Palm oil ends two-day decline on lower Indian import taxes

  • India lowers import taxes for vegetable oils
  • Sept stocks to tick up as supply outstrips demand: analysts
  • CPO prices to remain elevated due to tight supply: analysts
13 Sep, 2021

KUALA LUMPUR: Malaysian palm oil futures rebounded on Monday, snapping a two-day decline after India, the world's biggest vegetable oil buyer, lowered import taxes amid lingering concerns of tight edible oil supply worldwide.

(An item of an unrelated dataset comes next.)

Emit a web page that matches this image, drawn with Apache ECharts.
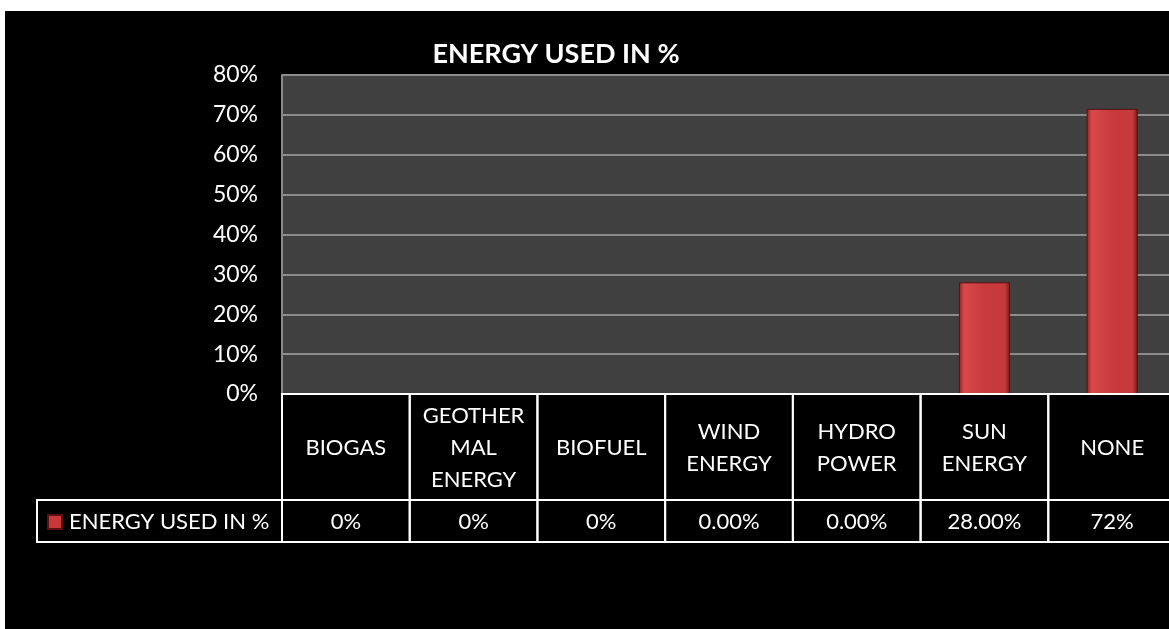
<!DOCTYPE html>
<html>
<head>
<meta charset="utf-8">
<script src="https://cdn.jsdelivr.net/npm/echarts@6/dist/echarts.min.js"></script>
<style>
  html, body { margin: 0; padding: 0; background: #ffffff; overflow: hidden; width: 1169px; height: 629px; }
  #chart { position: absolute; left: 5px; top: 11px; width: 1180px; height: 618px; background: #000000; }
</style>
</head>
<body>
<div id="chart"></div>
<script>
const seriesName = 'ENERGY USED IN %';
const categories = ['BIOGAS', 'GEOTHERMAL ENERGY', 'BIOFUEL', 'WIND ENERGY', 'HYDRO POWER', 'SUN ENERGY', 'NONE'];
const categoryLabels = ['BIOGAS', 'GEOTHER\nMAL\nENERGY', 'BIOFUEL', 'WIND\nENERGY', 'HYDRO\nPOWER', 'SUN\nENERGY', 'NONE'];
const values = [0, 0, 0, 0, 0, 28, 71.5];
const valueLabels = ['0%', '0%', '0%', '0.00%', '0.00%', '28.00%', '72%'];
const yTicks = [0, 10, 20, 30, 40, 50, 60, 70, 80];

const FONT = 'Lato, "Open Sans", sans-serif';
const HEADER_H = 106;
const VALUE_H = 42;
const GRID_LEFT = 277, GRID_TOP = 64, GRID_W = 894, GRID_H = 319;

const chart = echarts.init(document.getElementById('chart'), null, { renderer: 'canvas' });

const option = {
  backgroundColor: '#000000',
  animation: false,
  title: {
    text: 'ENERGY USED IN %',
    left: 546, top: 25, textAlign: 'center',
    textStyle: { color: '#ffffff', fontFamily: FONT, fontWeight: 'bold', fontSize: 27 }
  },
  legend: {
    data: [seriesName],
    left: 37, top: 495,
    icon: 'rect', itemWidth: 14, itemHeight: 14, itemGap: 6,
    textStyle: { color: '#ffffff', fontFamily: FONT, fontSize: 22, padding: [0, 0, 0, 2] },
    itemStyle: { color: '#c8383a' }
  },
  grid: { left: GRID_LEFT, top: GRID_TOP, width: GRID_W, height: GRID_H, show: true, backgroundColor: '#404040', borderWidth: 0 },
  xAxis: {
    type: 'category',
    data: categories,
    axisLine: { show: true, lineStyle: { color: '#ffffff', width: 2 } },
    axisTick: { show: false },
    axisLabel: { show: false },
    splitLine: { show: false }
  },
  yAxis: {
    type: 'value',
    min: yTicks[0], max: yTicks[yTicks.length - 1], interval: 10,
    axisLine: { show: true, lineStyle: { color: '#8a8a8a', width: 2 } },
    axisTick: { show: false },
    axisLabel: { color: '#ffffff', fontFamily: FONT, fontSize: 23, margin: 24, formatter: v => v + '%' },
    splitLine: { show: true, lineStyle: { color: '#8c8c8c', width: 2 } }
  },
  series: [
    {
      name: seriesName,
      type: 'bar',
      data: values,
      barWidth: '40%',
      itemStyle: {
        color: new echarts.graphic.LinearGradient(0, 0, 1, 0, [
          { offset: 0, color: '#8e2022' },
          { offset: 0.1, color: '#d9494a' },
          { offset: 0.5, color: '#c83a3c' },
          { offset: 0.9, color: '#c63a3b' },
          { offset: 1, color: '#7a1a1c' }
        ]),
        borderColor: '#5a1012', borderWidth: 1
      }
    },
    {
      name: 'table',
      type: 'custom',
      silent: true,
      clip: false,
      z: 5,
      data: categories.map((c, i) => [i, 0]),
      renderItem: function (params, api) {
        const i = params.dataIndex;
        const c = api.coord([i, 0]);
        const w = api.size([1, 0])[0];
        const x0 = c[0] - w / 2;
        const y0 = c[1];
        return {
          type: 'group',
          children: [
            { type: 'rect', shape: { x: x0, y: y0, width: w, height: HEADER_H }, style: { fill: 'none', stroke: '#ffffff', lineWidth: 2 } },
            { type: 'text', style: { text: categoryLabels[i], x: c[0], y: y0 + HEADER_H / 2 + 1, align: 'center', verticalAlign: 'middle', fill: '#ffffff', fontFamily: FONT, fontSize: 22, lineHeight: 32 } },
            { type: 'rect', shape: { x: x0, y: y0 + HEADER_H, width: w, height: VALUE_H }, style: { fill: 'none', stroke: '#ffffff', lineWidth: 2 } },
            { type: 'text', style: { text: valueLabels[i], x: c[0], y: y0 + HEADER_H + VALUE_H / 2 + 1, align: 'center', verticalAlign: 'middle', fill: '#ffffff', fontFamily: FONT, fontSize: 22 } }
          ]
        };
      }
    }
  ],
  graphic: [
    {
      type: 'rect',
      shape: { x: GRID_LEFT - 245, y: GRID_TOP + GRID_H + HEADER_H, width: 245, height: VALUE_H },
      style: { fill: 'none', stroke: '#ffffff', lineWidth: 2 },
      silent: true
    }
  ]
};
chart.setOption(option);
</script>
</body>
</html>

The benchmark palm oil contract for November delivery on the Bursa Malaysia Derivatives Exchange was up 42 ringgit, or 0.98%, at 4,320 ringgit ($1,041.21) a tonne.

Top buyer India cut its base import taxes on palm oil, soyoil and sunflower oil on Friday.

The processing margins for crude sunflower oil is now the most competitive, thus, palm oil may not benefit much from the duty change as buyers may be more encouraged to import sunflower oil instead, UOB KayHian said in a note.

Weighing on sentiment, Malaysia's end-August palm oil inventories beat market expectations with a 25% surge as production rose and exports plunged, according to Malaysian Palm Oil Board data on Friday.

Palm oil snaps five-day gain ahead of key data

CGS-CIMB Research projected end-September stockpile to rise 1% from August to 1.89 million tonnes as total supply outstrips demand.

"We expect Sept. palm oil output to fall 4% month-on-month driven by fewer working days, and exports to grow 25% as consumers replenish inventories," regional head of plantations research Ivy Ng said in a note.

Ng projected prices to remain firm at 3,500 ringgit-4,500 ringgit a tonne this month, amid tight global edible oil inventories and expectations for Malaysia's palm oil supply to remain below potential for the rest of the year due to a labour crunch.

The global supply squeeze could worsen if adverse weather conditions are prolonged with another La Nina weather pattern that may happen from December to February, UOB KayHian said.

Soyoil prices on the Chicago Board of Trade were up 0.2%. Dalian's most-active soyoil contract fell 0.8% while its palm oil contract slipped 0.9%.

Palm oil is affected by price movements in related oils as they compete for a share in the global vegetable oils market.